The story might have ended with ashes and regret, but Yosemite had one more act. Each February, when conditions align, the setting sun catches Horsetail Fall on the eastern face of El Capitan at precisely the right angle, illuminating the thin ribbon of water with an orange and red glow that looks astonishingly like a cascade of molten fire. The peak intensity usually occurs around February 21, with the golden hues appearing roughly 35 minutes before sunset and deepening to fiery orange in the final minutes. The effect depends on water actually flowing -- Horsetail Fall requires adequate snowmelt -- and on clear skies along the western horizon. When all the variables converge, it is as dramatic as anything McCauley ever kicked off a cliff, with the difference that no one has to haul bark up a mountain or argue with the Secretary of the Interior. The modern Firefall has become so popular that the park now requires reservations during the February viewing window, managing a new generation of crowds drawn to the same primal spectacle: fire, or something that looks like fire, falling through the darkness of a granite cathedral.

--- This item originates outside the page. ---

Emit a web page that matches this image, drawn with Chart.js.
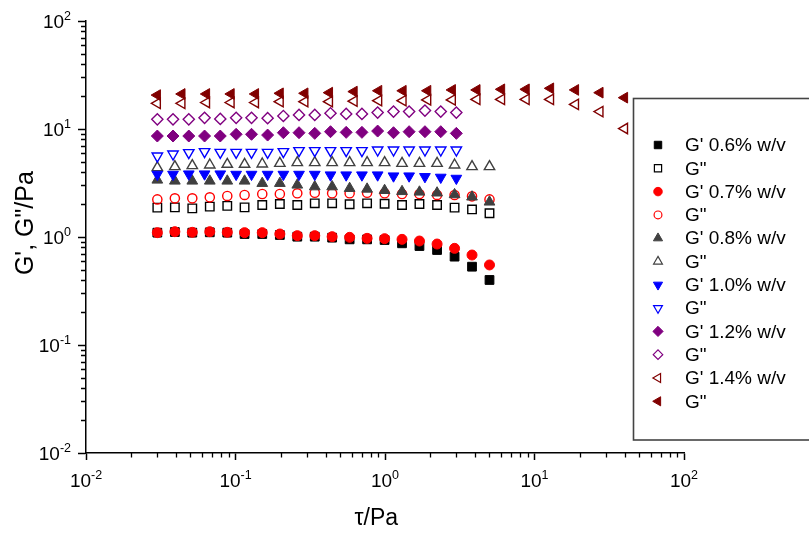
<!DOCTYPE html>
<html>
<head>
<meta charset="utf-8">
<script src="https://cdn.jsdelivr.net/npm/chart.js@4.4.1/dist/chart.umd.min.js"></script>
<style>
  html, body { margin: 0; padding: 0; background: #ffffff; }
  canvas { display: block; }
</style>
</head>
<body>
<canvas id="c" width="809" height="534"></canvas>
<script>
// ---- stress values (x), Pa ----
const tauLow  = [0.03, 0.0393, 0.0514, 0.0673, 0.0881, 0.115, 0.151, 0.198, 0.259, 0.339, 0.443, 0.58, 0.759, 0.994, 1.3, 1.7, 2.23, 2.92, 3.82, 5.0];
const tauMid  = [0.03, 0.0382, 0.0487, 0.0621, 0.0791, 0.101, 0.128, 0.164, 0.209, 0.266, 0.339, 0.432, 0.55, 0.701, 0.893, 1.14, 1.45, 1.85, 2.36, 3.0];
const tauHigh = [0.03, 0.0438, 0.064, 0.0934, 0.136, 0.199, 0.291, 0.425, 0.621, 0.907, 1.32, 1.93, 2.82, 4.12, 6.02, 8.79, 12.8, 18.8, 27.4, 40.0];

// ---- moduli (y), Pa ----
const g1_06 = [1.097, 1.112, 1.097, 1.105, 1.097, 1.066, 1.066, 1.044, 1.007, 1.007, 0.986, 0.951, 0.951, 0.938, 0.874, 0.825, 0.758, 0.658, 0.531, 0.400];
const g2_06 = [1.87, 1.88, 1.84, 1.91, 1.94, 1.88, 1.98, 2.02, 1.98, 2.05, 2.05, 2.01, 2.05, 2.03, 1.98, 2.02, 1.98, 1.87, 1.80, 1.66];
const g1_07 = [1.097, 1.120, 1.105, 1.120, 1.105, 1.097, 1.097, 1.066, 1.029, 1.029, 1.007, 0.993, 0.972, 0.965, 0.951, 0.918, 0.861, 0.785, 0.681, 0.551];
const g2_07 = [2.23, 2.28, 2.28, 2.33, 2.40, 2.45, 2.50, 2.50, 2.54, 2.57, 2.54, 2.54, 2.57, 2.54, 2.50, 2.50, 2.45, 2.45, 2.38, 2.23];
const g1_08 = [3.37, 3.30, 3.30, 3.30, 3.30, 3.30, 3.14, 3.14, 3.03, 2.92, 2.92, 2.82, 2.78, 2.70, 2.64, 2.61, 2.56, 2.47, 2.35, 2.11];
const g2_08 = [4.39, 4.48, 4.58, 4.64, 4.71, 4.71, 4.74, 4.81, 4.88, 4.88, 4.88, 4.88, 4.88, 4.88, 4.81, 4.81, 4.81, 4.64, 4.48, 4.48];
const g1_10 = [3.80, 3.80, 3.83, 3.83, 3.83, 3.80, 3.80, 3.80, 3.80, 3.80, 3.80, 3.75, 3.75, 3.75, 3.75, 3.67, 3.67, 3.62, 3.57, 3.49];
const g2_10 = [5.62, 5.87, 6.04, 6.17, 6.08, 6.08, 6.08, 6.08, 6.17, 6.30, 6.30, 6.30, 6.30, 6.30, 6.39, 6.39, 6.39, 6.39, 6.39, 6.39];
const g1_12 = [8.61, 8.61, 8.61, 8.61, 8.61, 8.93, 8.93, 8.79, 9.24, 9.24, 9.11, 9.44, 9.31, 9.31, 9.57, 9.24, 9.44, 9.44, 9.44, 9.11];
const g2_12 = [12.3, 12.3, 12.3, 12.7, 12.4, 12.7, 12.7, 12.6, 13.2, 13.5, 13.5, 14.0, 13.8, 13.8, 14.2, 14.5, 14.5, 14.8, 14.5, 14.2];
const g1_14 = [17.3, 17.3, 17.6, 17.6, 17.6, 17.9, 17.9, 17.9, 18.1, 18.3, 18.3, 18.6, 18.6, 18.8, 18.8, 18.8, 18.8, 16.9, 14.5, 10.1];
const g2_14 = [20.6, 21.1, 21.1, 21.1, 21.1, 21.4, 21.4, 21.7, 22.2, 22.6, 22.6, 22.6, 23.0, 23.0, 23.3, 23.3, 23.8, 23.0, 21.7, 19.5];

// ---- labels ----
const seriesLabels = ["G' 0.6% w/v", 'G"', "G' 0.7% w/v", 'G"', "G' 0.8% w/v", 'G"', "G' 1.0% w/v", 'G"', "G' 1.2% w/v", 'G"', "G' 1.4% w/v", 'G"'];
const tickValues = [0.01, 0.1, 1, 10, 100];
const tickBase = '10';
const tickExponents = ['-2', '-1', '0', '1', '2'];
const xTitle = '\u03C4/Pa';
const yTitle = 'G\', G"/Pa';

// ---- styles ----
const seriesX = [tauLow, tauLow, tauLow, tauLow, tauLow, tauLow, tauMid, tauMid, tauMid, tauMid, tauHigh, tauHigh];
const seriesY = [g1_06, g2_06, g1_07, g2_07, g1_08, g2_08, g1_10, g2_10, g1_12, g2_12, g1_14, g2_14];
const styles = [
  {shape: 'rect', color: '#000000', filled: true, r: 6.2, rot: 0},
  {shape: 'rect', color: '#000000', filled: false, r: 6.0, rot: 0},
  {shape: 'circle', color: '#ff0000', filled: true, r: 5.0, rot: 0},
  {shape: 'circle', color: '#ff0000', filled: false, r: 4.6, rot: 0},
  {shape: 'triangle', color: '#404040', filled: true, r: 6.2, rot: 0},
  {shape: 'triangle', color: '#404040', filled: false, r: 6.0, rot: 0},
  {shape: 'triangle', color: '#0000ff', filled: true, r: 6.2, rot: 180},
  {shape: 'triangle', color: '#0000ff', filled: false, r: 6.0, rot: 180},
  {shape: 'rectRot', color: '#800080', filled: true, r: 6.0, rot: 0},
  {shape: 'rectRot', color: '#800080', filled: false, r: 5.6, rot: 0},
  {shape: 'triangle', color: '#800000', filled: false, r: 6.0, rot: -90},
  {shape: 'triangle', color: '#800000', filled: true, r: 6.2, rot: -90}
];

const FONT = '"Liberation Sans", Arial, Helvetica, sans-serif';

const datasets = seriesY.map((ys, i) => {
  const s = styles[i];
  return {
    label: seriesLabels[i],
    data: ys.map((v, j) => ({x: seriesX[i][j], y: v})),
    showLine: false,
    pointStyle: s.shape,
    pointRotation: s.rot,
    pointRadius: s.r,
    pointHoverRadius: s.r,
    pointBorderWidth: s.filled ? 1 : 1.4,
    pointBorderColor: s.color,
    pointBackgroundColor: s.filled ? s.color : 'rgba(0,0,0,0)',
    order: 50 - i
  };
});

const extras = {
  id: 'extras',
  afterDraw(chart) {
    const ctx = chart.ctx;
    const xs = chart.scales.x, ys = chart.scales.y, a = chart.chartArea;
    ctx.save();
    // minor ticks
    ctx.strokeStyle = '#000';
    ctx.lineWidth = 1.3;
    ctx.beginPath();
    for (let d = 0; d < tickValues.length - 1; d++) {
      for (let k = 2; k <= 9; k++) {
        const v = tickValues[d] * k;
        const px = Math.round(xs.getPixelForValue(v)) + 0.5;
        ctx.moveTo(px, a.bottom);
        ctx.lineTo(px, a.bottom + 4.5);
        const py = Math.round(ys.getPixelForValue(v)) + 0.5;
        ctx.moveTo(a.left, py);
        ctx.lineTo(a.left - 5, py);
      }
    }
    ctx.stroke();

    // tick labels: 10 with superscript exponent
    const baseFont = '19px ' + FONT, expFont = '12.5px ' + FONT;
    ctx.fillStyle = '#000';
    ctx.textBaseline = 'alphabetic';
    ctx.textAlign = 'left';
    tickValues.forEach((v, i) => {
      ctx.font = baseFont;
      const wb = ctx.measureText(tickBase).width;
      ctx.font = expFont;
      const we = ctx.measureText(tickExponents[i]).width;
      // x axis
      const px = xs.getPixelForValue(v);
      const bx0 = px - (wb + we) / 2;
      const by = a.bottom + 33.5;
      ctx.font = baseFont;
      ctx.fillText(tickBase, bx0, by);
      ctx.font = expFont;
      ctx.fillText(tickExponents[i], bx0 + wb, by - 7.5);
      // y axis
      const py = ys.getPixelForValue(v);
      const right = a.left - 15;
      ctx.font = baseFont;
      ctx.fillText(tickBase, right - we - wb, py + 6.8);
      ctx.font = expFont;
      ctx.fillText(tickExponents[i], right - we, py - 0.7);
    });

    // legend box
    const bx = 633.5, byy = 98.5, bw = 200, bh = 341.5;
    ctx.fillStyle = '#ffffff';
    ctx.fillRect(bx, byy, bw, bh);
    ctx.strokeStyle = '#444444';
    ctx.lineWidth = 1.6;
    ctx.strokeRect(bx, byy, bw, bh);

    const x0 = 658, xt = 685, y0 = 145, dy = 23.3;
    ctx.font = '19px ' + FONT;
    ctx.textBaseline = 'middle';
    ctx.textAlign = 'left';
    chart.data.datasets.forEach((ds, i) => {
      const s = styles[i];
      const y = y0 + i * dy;
      ctx.fillStyle = s.filled ? s.color : 'rgba(0,0,0,0)';
      ctx.strokeStyle = s.color;
      ctx.lineWidth = s.filled ? 1 : 1.2;
      Chart.helpers.drawPoint(ctx, {pointStyle: s.shape, rotation: s.rot, radius: s.r * 0.85, borderWidth: ctx.lineWidth}, x0, y);
      ctx.fillStyle = '#000000';
      ctx.fillText(ds.label, xt, y + 1);
    });
    ctx.restore();
  }
};

new Chart(document.getElementById('c'), {
  type: 'scatter',
  data: {datasets},
  plugins: [extras],
  options: {
    responsive: false,
    devicePixelRatio: 1,
    animation: false,
    events: [],
    layout: {padding: {left: 0, right: 125, top: 21, bottom: 0}},
    plugins: {legend: {display: false}, tooltip: {enabled: false}},
    scales: {
      x: {
        type: 'logarithmic',
        position: 'bottom',
        min: 0.01,
        max: 100,
        afterFit: (s) => { s.height = 81; },
        afterBuildTicks: (s) => { s.ticks = tickValues.map(v => ({value: v, major: true})); },
        border: {display: true, color: '#000', width: 1.5},
        grid: {display: true, drawOnChartArea: false, drawTicks: true, tickLength: 7, tickWidth: 1.5, tickColor: '#000'},
        ticks: {display: false, autoSkip: false, maxRotation: 0},
        title: {display: true, text: xTitle + '  \u2009', color: '#000', font: {family: FONT, size: 23}, padding: {top: 0, bottom: 1.5}}
      },
      y: {
        type: 'logarithmic',
        position: 'left',
        min: 0.01,
        max: 100,
        afterFit: (s) => { s.width = 86; },
        afterBuildTicks: (s) => { s.ticks = tickValues.map(v => ({value: v, major: true})); },
        border: {display: true, color: '#000', width: 1.5},
        grid: {display: true, drawOnChartArea: false, drawTicks: true, tickLength: 8, tickWidth: 1.5, tickColor: '#000'},
        ticks: {display: false, autoSkip: false},
        title: {display: true, text: '    ' + yTitle, color: '#000', font: {family: FONT, size: 25}, padding: {top: 11, bottom: 0}}
      }
    }
  }
});
</script>
</body>
</html>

Glacier Point is at 37.731N, 119.574W, 3,000 feet above Yosemite Valley floor. Horsetail Fall is on the east face of El Capitan at approximately 37.72N, 119.64W. Best viewed from 5,000-8,000 ft AGL looking east into the valley. The February natural firefall occurs at sunset and is only visible from specific angles south and southeast of El Capitan. Nearest airports: Mariposa-Yosemite (KMPI, 30 nm SW), Merced Regional (KMCE, 55 nm SW). Granite walls and late-afternoon shadows create turbulence near the valley rim.